## What you should do
Go through the records below line by line. Count the lines with "that" and give the count alone.
--- start Exercise material ---
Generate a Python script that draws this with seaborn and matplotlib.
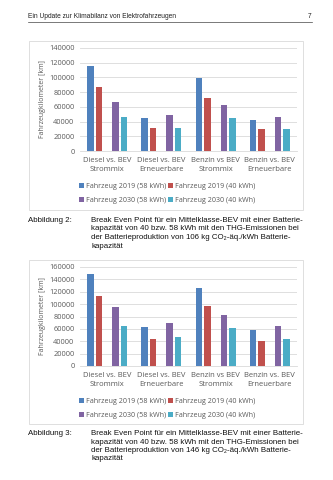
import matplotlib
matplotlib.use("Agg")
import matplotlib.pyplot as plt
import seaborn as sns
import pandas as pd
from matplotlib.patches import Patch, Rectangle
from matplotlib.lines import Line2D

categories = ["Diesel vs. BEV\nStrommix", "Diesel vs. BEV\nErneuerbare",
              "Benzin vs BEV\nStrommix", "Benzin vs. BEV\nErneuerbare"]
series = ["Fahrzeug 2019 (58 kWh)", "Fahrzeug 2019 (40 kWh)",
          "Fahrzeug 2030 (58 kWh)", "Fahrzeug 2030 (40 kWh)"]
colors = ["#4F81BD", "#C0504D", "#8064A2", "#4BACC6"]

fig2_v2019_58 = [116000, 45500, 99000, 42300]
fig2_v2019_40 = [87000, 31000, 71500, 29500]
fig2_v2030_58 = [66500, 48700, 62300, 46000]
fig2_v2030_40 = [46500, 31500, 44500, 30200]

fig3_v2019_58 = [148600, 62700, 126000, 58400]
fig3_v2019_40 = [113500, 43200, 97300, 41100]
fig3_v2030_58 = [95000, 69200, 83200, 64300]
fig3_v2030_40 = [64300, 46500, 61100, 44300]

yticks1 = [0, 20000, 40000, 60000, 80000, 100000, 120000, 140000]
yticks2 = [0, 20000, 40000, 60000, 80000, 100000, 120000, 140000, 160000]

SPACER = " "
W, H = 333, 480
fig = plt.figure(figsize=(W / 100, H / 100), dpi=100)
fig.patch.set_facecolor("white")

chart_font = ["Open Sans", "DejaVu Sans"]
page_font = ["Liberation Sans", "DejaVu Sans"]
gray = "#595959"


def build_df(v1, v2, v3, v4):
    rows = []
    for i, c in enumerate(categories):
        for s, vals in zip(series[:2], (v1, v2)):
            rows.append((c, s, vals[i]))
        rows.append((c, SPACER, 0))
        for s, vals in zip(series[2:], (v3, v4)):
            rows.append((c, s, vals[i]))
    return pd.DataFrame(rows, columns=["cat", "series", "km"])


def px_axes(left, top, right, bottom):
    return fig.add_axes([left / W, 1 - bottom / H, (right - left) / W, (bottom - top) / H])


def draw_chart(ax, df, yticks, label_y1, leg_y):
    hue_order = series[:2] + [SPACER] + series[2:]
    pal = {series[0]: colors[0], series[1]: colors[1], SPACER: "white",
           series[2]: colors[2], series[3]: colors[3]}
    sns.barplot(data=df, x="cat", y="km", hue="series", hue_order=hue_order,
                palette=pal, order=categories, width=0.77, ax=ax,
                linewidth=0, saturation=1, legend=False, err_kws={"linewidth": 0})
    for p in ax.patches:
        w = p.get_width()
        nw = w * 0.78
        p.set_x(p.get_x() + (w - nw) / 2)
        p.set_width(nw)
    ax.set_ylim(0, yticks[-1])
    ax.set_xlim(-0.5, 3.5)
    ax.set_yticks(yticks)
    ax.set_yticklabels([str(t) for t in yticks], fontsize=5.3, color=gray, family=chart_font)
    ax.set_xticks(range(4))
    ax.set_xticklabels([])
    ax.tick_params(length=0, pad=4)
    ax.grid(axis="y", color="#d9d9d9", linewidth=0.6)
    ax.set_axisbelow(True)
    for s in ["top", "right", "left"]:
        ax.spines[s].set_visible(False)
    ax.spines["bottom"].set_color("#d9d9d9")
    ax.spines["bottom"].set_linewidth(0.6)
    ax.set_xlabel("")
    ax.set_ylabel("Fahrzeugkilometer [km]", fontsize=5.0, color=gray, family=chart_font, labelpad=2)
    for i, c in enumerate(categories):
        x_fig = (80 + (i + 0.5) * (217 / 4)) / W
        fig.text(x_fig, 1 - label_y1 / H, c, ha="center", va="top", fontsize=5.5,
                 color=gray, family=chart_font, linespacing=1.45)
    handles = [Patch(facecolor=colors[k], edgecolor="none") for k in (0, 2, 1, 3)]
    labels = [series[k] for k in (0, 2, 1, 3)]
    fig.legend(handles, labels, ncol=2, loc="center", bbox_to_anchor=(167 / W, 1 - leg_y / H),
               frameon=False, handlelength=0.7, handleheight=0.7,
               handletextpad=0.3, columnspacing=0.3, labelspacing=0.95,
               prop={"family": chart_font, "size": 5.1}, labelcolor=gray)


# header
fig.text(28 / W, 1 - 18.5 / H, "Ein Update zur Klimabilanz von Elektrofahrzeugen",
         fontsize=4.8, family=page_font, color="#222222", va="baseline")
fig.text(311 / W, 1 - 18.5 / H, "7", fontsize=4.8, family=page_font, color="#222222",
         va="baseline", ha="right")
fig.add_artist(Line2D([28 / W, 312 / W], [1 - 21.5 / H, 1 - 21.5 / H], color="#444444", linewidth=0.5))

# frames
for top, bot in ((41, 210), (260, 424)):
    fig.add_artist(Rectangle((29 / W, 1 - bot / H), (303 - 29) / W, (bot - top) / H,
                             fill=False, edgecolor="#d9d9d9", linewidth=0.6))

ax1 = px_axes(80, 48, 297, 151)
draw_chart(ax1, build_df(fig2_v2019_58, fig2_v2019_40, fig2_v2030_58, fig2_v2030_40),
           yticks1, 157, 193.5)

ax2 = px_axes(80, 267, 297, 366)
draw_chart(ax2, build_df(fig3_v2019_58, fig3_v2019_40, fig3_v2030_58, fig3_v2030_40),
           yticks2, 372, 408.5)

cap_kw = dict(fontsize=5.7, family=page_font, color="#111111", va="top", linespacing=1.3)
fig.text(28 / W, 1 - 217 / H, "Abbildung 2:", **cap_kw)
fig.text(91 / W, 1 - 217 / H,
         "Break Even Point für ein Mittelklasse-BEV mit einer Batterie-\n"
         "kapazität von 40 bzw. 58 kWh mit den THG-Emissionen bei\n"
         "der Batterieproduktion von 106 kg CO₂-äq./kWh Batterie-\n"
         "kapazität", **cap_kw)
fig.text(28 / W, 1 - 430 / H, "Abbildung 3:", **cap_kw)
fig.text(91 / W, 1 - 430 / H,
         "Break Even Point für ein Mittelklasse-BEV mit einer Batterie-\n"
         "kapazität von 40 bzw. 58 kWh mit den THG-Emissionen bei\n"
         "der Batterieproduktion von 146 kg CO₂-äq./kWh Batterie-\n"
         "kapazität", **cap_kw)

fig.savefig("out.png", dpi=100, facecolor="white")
--- end Exercise material ---
--- start Exercise material ---
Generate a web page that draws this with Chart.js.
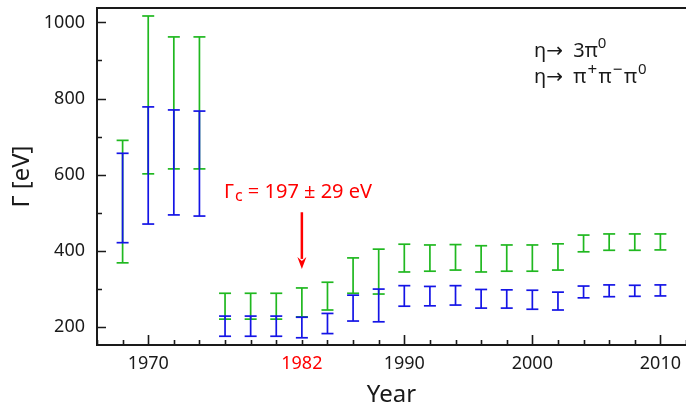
--- end Exercise material ---
--- start Exercise material ---
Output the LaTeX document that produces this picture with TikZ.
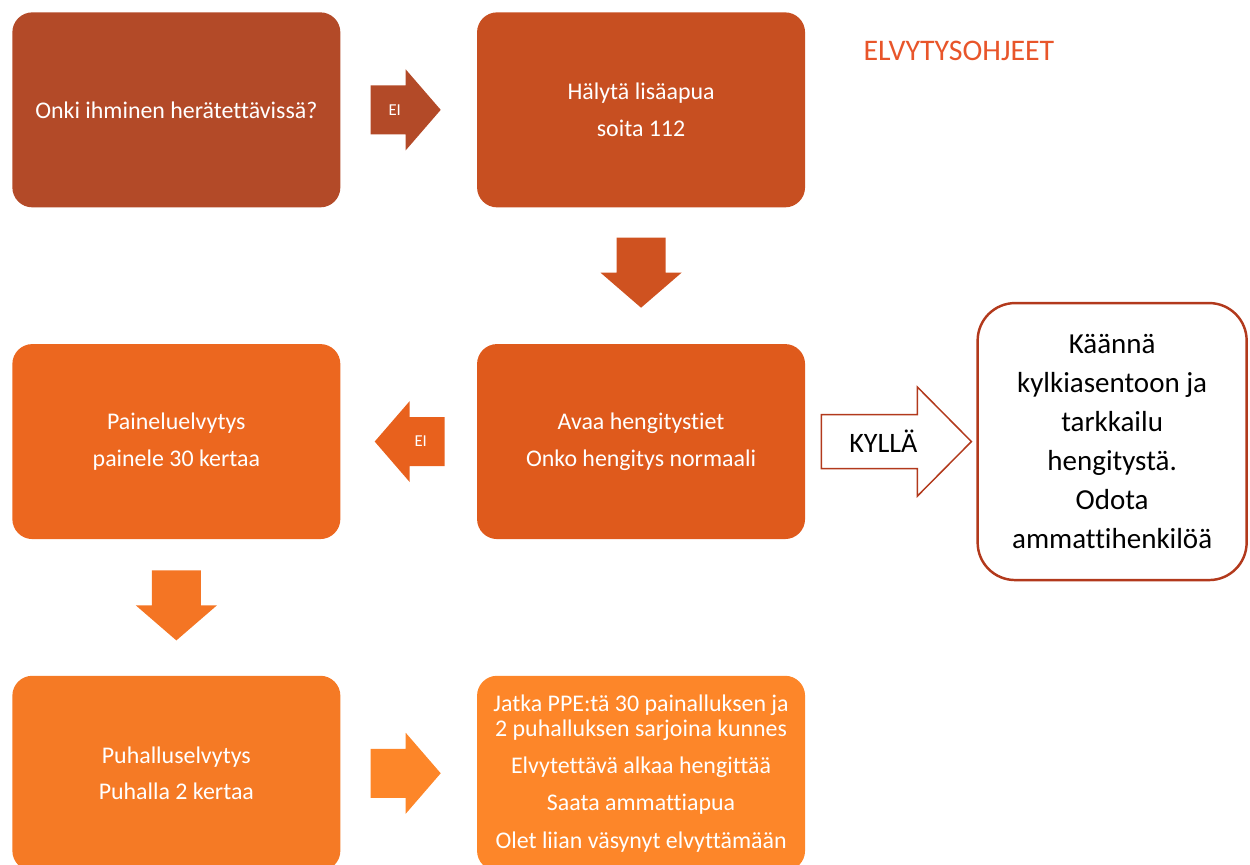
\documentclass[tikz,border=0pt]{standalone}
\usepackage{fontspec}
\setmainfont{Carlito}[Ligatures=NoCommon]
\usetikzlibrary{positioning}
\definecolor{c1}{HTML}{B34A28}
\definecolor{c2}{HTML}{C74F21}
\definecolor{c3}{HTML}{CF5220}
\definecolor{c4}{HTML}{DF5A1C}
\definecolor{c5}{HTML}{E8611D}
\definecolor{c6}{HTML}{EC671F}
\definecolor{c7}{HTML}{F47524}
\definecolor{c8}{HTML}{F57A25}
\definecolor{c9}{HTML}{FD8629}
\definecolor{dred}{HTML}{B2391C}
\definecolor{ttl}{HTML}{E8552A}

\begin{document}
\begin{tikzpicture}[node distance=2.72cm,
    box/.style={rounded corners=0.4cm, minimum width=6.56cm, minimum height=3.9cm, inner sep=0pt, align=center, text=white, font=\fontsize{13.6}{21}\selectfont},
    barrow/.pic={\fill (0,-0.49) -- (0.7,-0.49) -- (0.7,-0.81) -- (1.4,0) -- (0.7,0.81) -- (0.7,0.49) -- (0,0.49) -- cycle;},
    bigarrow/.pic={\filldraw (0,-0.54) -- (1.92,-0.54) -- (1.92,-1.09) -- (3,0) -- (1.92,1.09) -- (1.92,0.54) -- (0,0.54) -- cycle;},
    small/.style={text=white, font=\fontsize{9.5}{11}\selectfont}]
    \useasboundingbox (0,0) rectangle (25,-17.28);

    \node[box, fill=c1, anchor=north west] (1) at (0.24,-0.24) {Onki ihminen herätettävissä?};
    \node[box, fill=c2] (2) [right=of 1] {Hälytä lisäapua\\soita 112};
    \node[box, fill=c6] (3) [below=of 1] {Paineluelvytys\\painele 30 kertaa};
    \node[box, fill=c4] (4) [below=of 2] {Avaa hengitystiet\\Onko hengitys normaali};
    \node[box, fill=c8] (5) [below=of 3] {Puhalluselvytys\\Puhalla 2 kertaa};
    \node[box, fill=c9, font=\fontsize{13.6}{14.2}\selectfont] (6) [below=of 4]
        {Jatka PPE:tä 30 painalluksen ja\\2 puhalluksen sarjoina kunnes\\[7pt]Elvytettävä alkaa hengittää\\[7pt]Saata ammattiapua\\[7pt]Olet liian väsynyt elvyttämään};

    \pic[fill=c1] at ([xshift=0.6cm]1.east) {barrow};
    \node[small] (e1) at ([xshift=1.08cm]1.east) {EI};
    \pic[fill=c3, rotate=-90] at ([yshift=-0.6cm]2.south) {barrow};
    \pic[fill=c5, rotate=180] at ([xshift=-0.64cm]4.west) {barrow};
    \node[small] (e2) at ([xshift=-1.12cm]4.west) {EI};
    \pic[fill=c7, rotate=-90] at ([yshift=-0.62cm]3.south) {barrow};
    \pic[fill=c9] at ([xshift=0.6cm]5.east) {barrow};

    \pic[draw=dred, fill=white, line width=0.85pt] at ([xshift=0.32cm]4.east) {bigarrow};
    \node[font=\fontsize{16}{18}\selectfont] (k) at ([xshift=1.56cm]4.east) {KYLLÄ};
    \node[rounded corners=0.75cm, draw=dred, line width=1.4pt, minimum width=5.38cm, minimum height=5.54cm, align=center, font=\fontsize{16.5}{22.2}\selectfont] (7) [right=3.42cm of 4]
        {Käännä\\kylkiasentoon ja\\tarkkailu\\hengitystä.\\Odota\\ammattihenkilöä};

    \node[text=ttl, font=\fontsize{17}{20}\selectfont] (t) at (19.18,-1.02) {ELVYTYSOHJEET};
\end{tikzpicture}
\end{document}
--- end Exercise material ---
## Response for this exercise
3